In the aftermath of two deadly bombings that targeted Coptic Christian churches in Egypt on Palm Sunday, the Egyptian Christian community was left reeling.

Two suicide bomber attacks were carried out on Palm Sunday, a holy Christian holiday, which resulted in at least 44 people dead and left countless more injured. The attacks took place just hours apart, one in Tanta and the other at St. Mark’s Cathedral in Alexandria, Egypt. The attacks were claimed by the Islamic State group, and both bombings were said to have been timed to impact the greatest number of churchgoers.

The attack at St. Mark’s Cathedral took place just outside of the entrance to the church and occurred during a Palm Sunday service given by the head of the Egyptian Christian community, Coptic Pope Tawadros II, the New York Times reported.

The second attack occurred inside of St. George’s church located in Tanta, where the attacker detonated a bomb from the front pews of the church. The attacks commenced during one of the holiest weeks on the Christian calendar.
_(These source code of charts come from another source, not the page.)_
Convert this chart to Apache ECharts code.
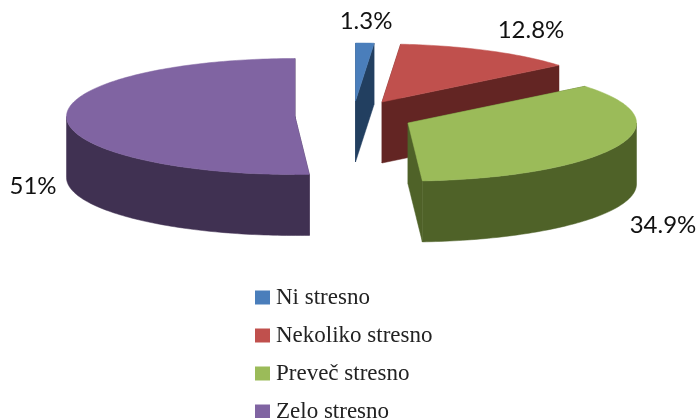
<!DOCTYPE html>
<html>
<head>
<meta charset="utf-8">
<style>
  html, body { margin: 0; padding: 0; background: #fff; overflow: hidden; }
  #main { width: 697px; height: 418px; }
</style>
</head>
<body>
<div id="main"></div>
<script src="https://cdn.jsdelivr.net/npm/echarts@6/dist/echarts.min.js"></script>
<script>
// data
const categories = ['Ni stresno', 'Nekoliko stresno', 'Preveč stresno', 'Zelo stresno'];
const percents = [1.3, 12.8, 34.9, 51];

// colours per slice: top face, side faces
const topColors = ['#4a7ebb', '#c0504d', '#9bbb59', '#8064a2'];
const sideColors = ['#223f60', '#632523', '#4f6228', '#403152'];

// exploded pie layout
const centers = [[355.5, 101], [382, 102], [408, 123], [295, 116.5]];
const labelPos = [[366, 21], [531, 30], [663, 225], [33, 186]];
const RX = 228.5, RY = 58, DEPTH = 61;

const total = percents.reduce((a, b) => a + b, 0);

// start and end angle of each slice, clockwise from 12 o'clock
function sliceAngles(i) {
  let before = 0;
  for (let k = 0; k < i; k++) before += percents[k];
  return [before / total * 2 * Math.PI, (before + percents[i]) / total * 2 * Math.PI];
}

function rimPoint(c, a, dy) {
  return [c[0] + RX * Math.sin(a), c[1] - RY * Math.cos(a) + (dy || 0)];
}

function arcPoints(c, a0, a1, dy) {
  const pts = [];
  const n = Math.max(2, Math.ceil((a1 - a0) / 0.02));
  for (let k = 0; k <= n; k++) pts.push(rimPoint(c, a0 + (a1 - a0) * k / n, dy));
  return pts;
}

function poly(points, fill) {
  return { type: 'polygon', shape: { points: points }, style: { fill: fill, stroke: fill, lineWidth: 0.5 } };
}

function renderSlice(i) {
  const c = centers[i];
  const [a0, a1] = sliceAngles(i);
  const side = sideColors[i];
  const children = [];

  // the two cut faces
  [a0, a1].forEach(a => {
    children.push(poly([c, rimPoint(c, a), rimPoint(c, a, DEPTH), [c[0], c[1] + DEPTH]], side));
  });

  // outer wall, only the part that faces the viewer
  const w0 = Math.max(a0, Math.PI / 2), w1 = Math.min(a1, Math.PI * 1.5);
  if (w1 > w0) {
    children.push(poly(arcPoints(c, w0, w1, 0).concat(arcPoints(c, w0, w1, DEPTH).reverse()), side));
  }

  // top face
  children.push(poly([c].concat(arcPoints(c, a0, a1, 0)), topColors[i]));

  // percent label
  children.push({
    type: 'text',
    z2: 10,
    style: {
      x: labelPos[i][0], y: labelPos[i][1],
      text: percents[i] + '%',
      fill: '#111',
      font: '24px Lato',
      align: 'center', verticalAlign: 'middle'
    }
  });
  return { type: 'group', children: children };
}

const chart = echarts.init(document.getElementById('main'));

chart.setOption({
  animation: false,
  legend: {
    orient: 'vertical',
    left: 255,
    top: 286,
    height: 180,
    padding: 0,
    itemWidth: 15,
    itemHeight: 14,
    itemGap: 15,
    icon: 'rect',
    selectedMode: false,
    data: categories,
    textStyle: { fontFamily: 'Liberation Serif', fontSize: 23, color: '#222', padding: [0, 0, 0, 1] }
  },
  series: categories.map((name, i) => ({
    type: 'custom',
    name: name,
    coordinateSystem: 'none',
    silent: true,
    itemStyle: { color: topColors[i] },
    data: [percents[i]],
    renderItem: () => renderSlice(i)
  }))
});
</script>
</body>
</html>
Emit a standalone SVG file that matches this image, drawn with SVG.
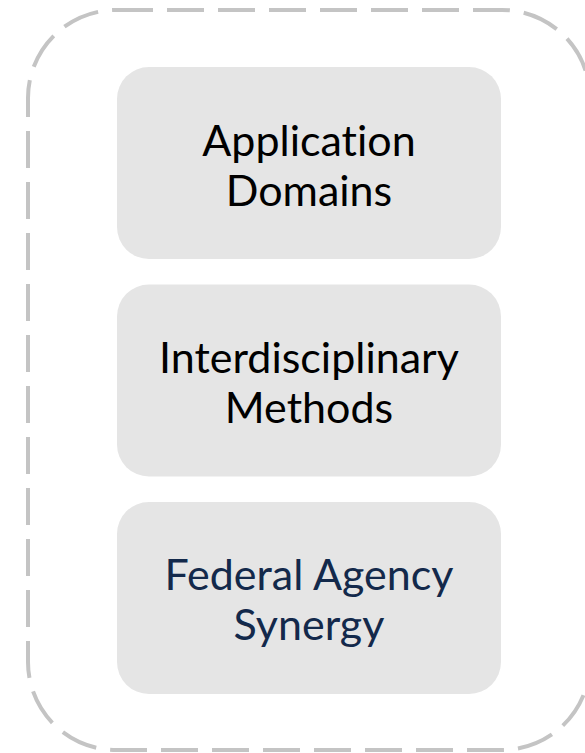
<svg xmlns="http://www.w3.org/2000/svg" width="585" height="753" viewBox="0 0 585 753">
<style>
.box{fill:#e5e5e5}
.t{font-family:Lato,"Liberation Sans",sans-serif;font-size:43px;text-anchor:middle;fill:#000;font-variant-ligatures:none}
.navy{fill:#13294b}
</style>
<rect width="585" height="753" fill="#fff"/>
<g id="container">
<rect x="28" y="10" width="562" height="740" rx="88" ry="88" fill="none" stroke="#c4c4c4" stroke-width="4" stroke-dasharray="37 14"/>
</g>
<g id="node-application">
<rect class="box" x="117" y="67" width="384" height="192" rx="32"/>
<text class="t" x="309" y="156">Application</text>
<text class="t" x="309" y="206">Domains</text>
</g>
<g id="node-methods">
<rect class="box" x="117" y="284.5" width="384" height="192" rx="32"/>
<text class="t" x="309" y="373">Interdisciplinary</text>
<text class="t" x="309" y="423">Methods</text>
</g>
<g id="node-federal">
<rect class="box" x="117" y="502" width="384" height="192" rx="32"/>
<text class="t navy" x="309" y="590">Federal Agency</text>
<text class="t navy" x="309" y="640">Synergy</text>
</g>
<g id="connectors"></g>
</svg>
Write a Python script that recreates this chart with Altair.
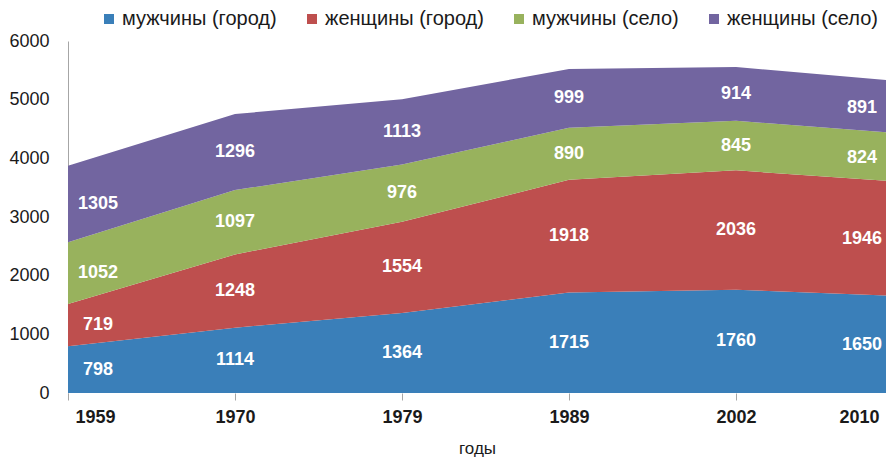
import altair as alt
import pandas as pd

years = ["1959", "1970", "1979", "1989", "2002", "2010"]
series = ["мужчины (город)", "женщины (город)", "мужчины (село)", "женщины (село)"]
men_urban = [798, 1114, 1364, 1715, 1760, 1650]
women_urban = [719, 1248, 1554, 1918, 2036, 1946]
men_rural = [1052, 1097, 976, 890, 845, 824]
women_rural = [1305, 1296, 1113, 999, 914, 891]
colors = ["#3A7FB9", "#BE4F4E", "#98B25D", "#7265A0"]

rows = []
for k, (name, vals) in enumerate(zip(series, [men_urban, women_urban, men_rural, women_rural])):
    for i, v in enumerate(vals):
        rows.append({"i": i, "year": years[i], "s": name, "order": k, "v": v})
df = pd.DataFrame(rows)

FONT = "Liberation Sans"
XMAX = 4.898
label_expr = "['1959','1970','1979','1989','2002','2010'][round(datum.value)]"

x = alt.X(
    "i:Q",
    scale=alt.Scale(domain=[0, XMAX], nice=False, zero=False),
    axis=alt.Axis(
        values=[0, 1, 2, 3, 4, XMAX],
        labelExpr=label_expr,
        title="годы",
        grid=False,
        domain=False,
        ticks=True,
        tickSize=7,
        tickColor=alt.condition("datum.value > 4.8", alt.value("transparent"), alt.value("#A6A6A6")),
        labelPadding=8,
        labelFont=FONT,
        labelFontSize=18,
        labelFontWeight="bold",
        labelColor="#1a1a1a",
        labelFlush=True,
        labelFlushOffset=-7,
        titleFont=FONT,
        titleFontSize=17,
        titleFontWeight="normal",
        titleColor="#1a1a1a",
        titlePadding=14,
    ),
)

area = alt.Chart(df).mark_area(clip=True, opacity=1).encode(
    x=x,
    y=alt.Y(
        "v:Q",
        stack="zero",
        scale=alt.Scale(domain=[0, 6000], nice=False),
        axis=alt.Axis(
            values=[0, 1000, 2000, 3000, 4000, 5000, 6000],
            format="d",
            title=None,
            grid=False,
            ticks=False,
            domain=True,
            domainColor="#A6A6A6",
            labelPadding=19,
            labelFont=FONT,
            labelFontSize=18,
            labelColor="#1a1a1a",
        ),
    ),
    color=alt.Color(
        "s:N",
        scale=alt.Scale(domain=series, range=colors),
        legend=alt.Legend(
            orient="none",
            legendX=31,
            legendY=-32,
            direction="horizontal",
            title=None,
            symbolType="square",
            symbolSize=100,
            symbolStrokeWidth=0,
            symbolOpacity=1,
            labelFont=FONT,
            labelFontSize=20,
            labelColor="#1a1a1a",
            labelOffset=3,
            columnPadding=25,
            padding=0,
        ),
    ),
    order=alt.Order("order:Q", sort="ascending"),
)

labels = alt.Chart(df).transform_stack(
    stack="v", groupby=["i"], as_=["y0", "y1"], sort=[alt.SortField("order", order="ascending")]
).transform_calculate(
    mid="(datum.y0 + datum.y1) / 2"
).mark_text(
    color="white",
    font=FONT,
    fontSize=18,
    fontWeight="bold",
    dx=alt.ExprRef("datum.i == 0 ? 30 : (datum.i == 5 ? -41 : 0)"),
).encode(
    x=alt.X("i:Q"),
    y=alt.Y("mid:Q"),
    text=alt.Text("v:Q"),
)

chart = alt.layer(area, labels).properties(
    width=818,
    height=352,
    padding={"left": 60, "top": 33, "right": 0, "bottom": 64},
    autosize=alt.AutoSizeParams(type="none"),
    background="white",
).configure_view(stroke=None)

chart.save("out.html", embed_options={"renderer": "svg", "actions": False})
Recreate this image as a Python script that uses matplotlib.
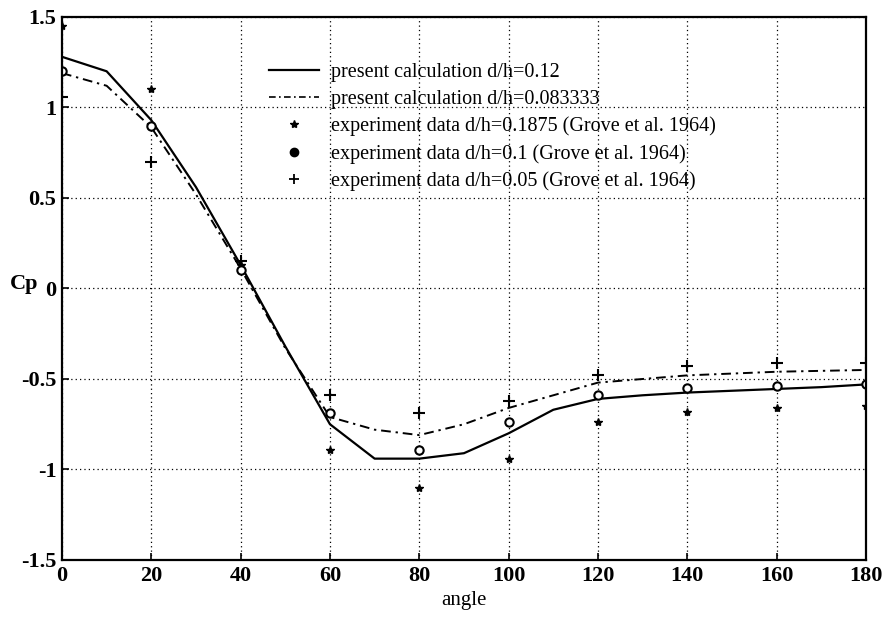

The gruesome bombings have left the Coptic Christian community in fear for their safety, especially in the week ahead. Easter is scheduled for this Sunday — exactly one week after Palm Sunday — another significant religious date that ISIS could use as motivation to launch another attack against Christians.

Despite heightened security detail around St. George's church, the suicide bomber managed to sneak past the security and a metal detector.

“It feels so scary at the moment, the picture is very grim,” Ishak Ibrahim, a Coptic Christian, told BBC News Monday. “If the Coptic Pope [Tawadros II, head of the Egyptian Christian Community] has been targeted, how can Christians feel safe? The message sent out to Christians is that you are vulnerable wherever and whenever.”

Coptic Pope Tawadros II was expected to meet with Pope Francis during Pope Francis’s visit to Egypt later this month.

Coptic Christians account for the majority of Christians in Egypt, and the community has been the target of sectarian violence over the years, according to CNN.